Arts Integration — Quilting

Yes! Keep the Arts in our Schools


Regular readers of the blog know that I believe the arts are an essential part of successful learning environments. As soon as my first son went to school, I started volunteering to help with arts projects, reading, and bringing artists into his school. As the other two followed, I became even more involved, eventually directing an annual grants budget of $20,000 to bring authors, illustrators, quilters, a paper maker, a mosaic artist, a storyteller, and a mixed media artist into the classrooms. Now that my sons are older, I am doing more of my own creative work as an author and photographer.


I remain committed to the arts in classrooms. I recently visited St. Richard’s Catholic School to conduct professional development in arts integration. I am also nearly finished with a mini-residency at Davis Magnet IB World School, where I have been helping second graders learn about their neighborhood through photography. This blog is being featured right now on the Resources page of Keeping Arts in Schools, an advocacy group. Another local mother who shares my interest in arts integration also blogs about it. Visit her Art Smart Parents blog.

Sewing at St.
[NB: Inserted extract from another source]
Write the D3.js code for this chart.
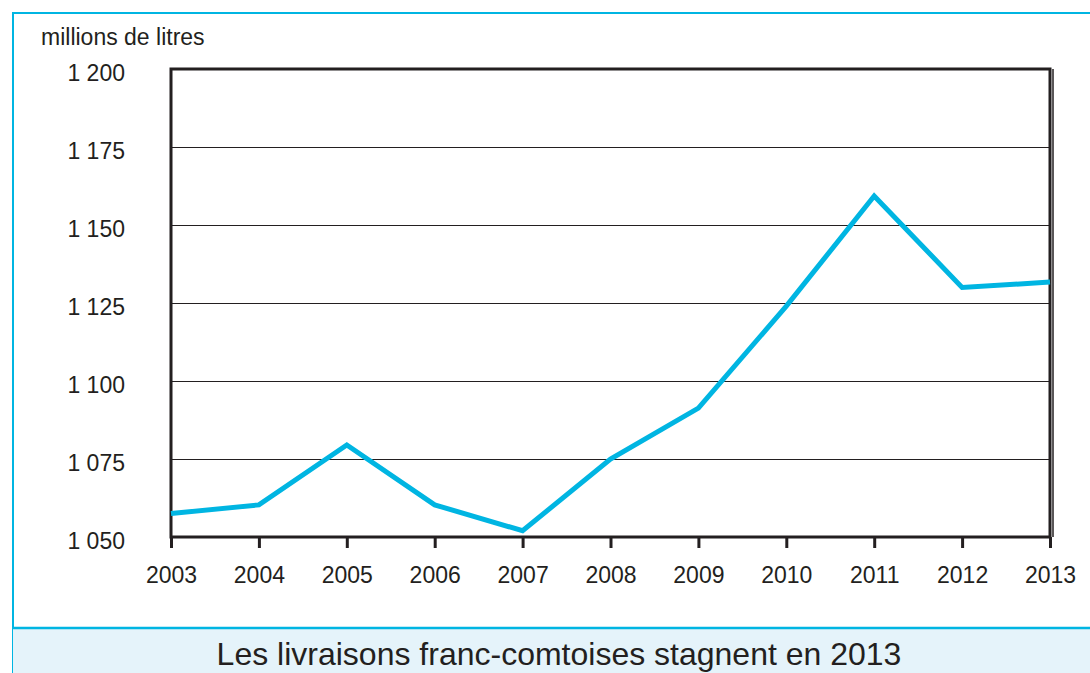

Richard’s


During today’s visit, three fourth grade classes embellished quilt blocks they had made in art class prior to my visit. Each student made choices about whether to add fabric or whether to use embroidery thread alone to accent their pictures. They had drawn pictures on muslin squares and colored them using fabric markers. In each session, we had extra teachers helping to keep needles threaded and to help in other ways.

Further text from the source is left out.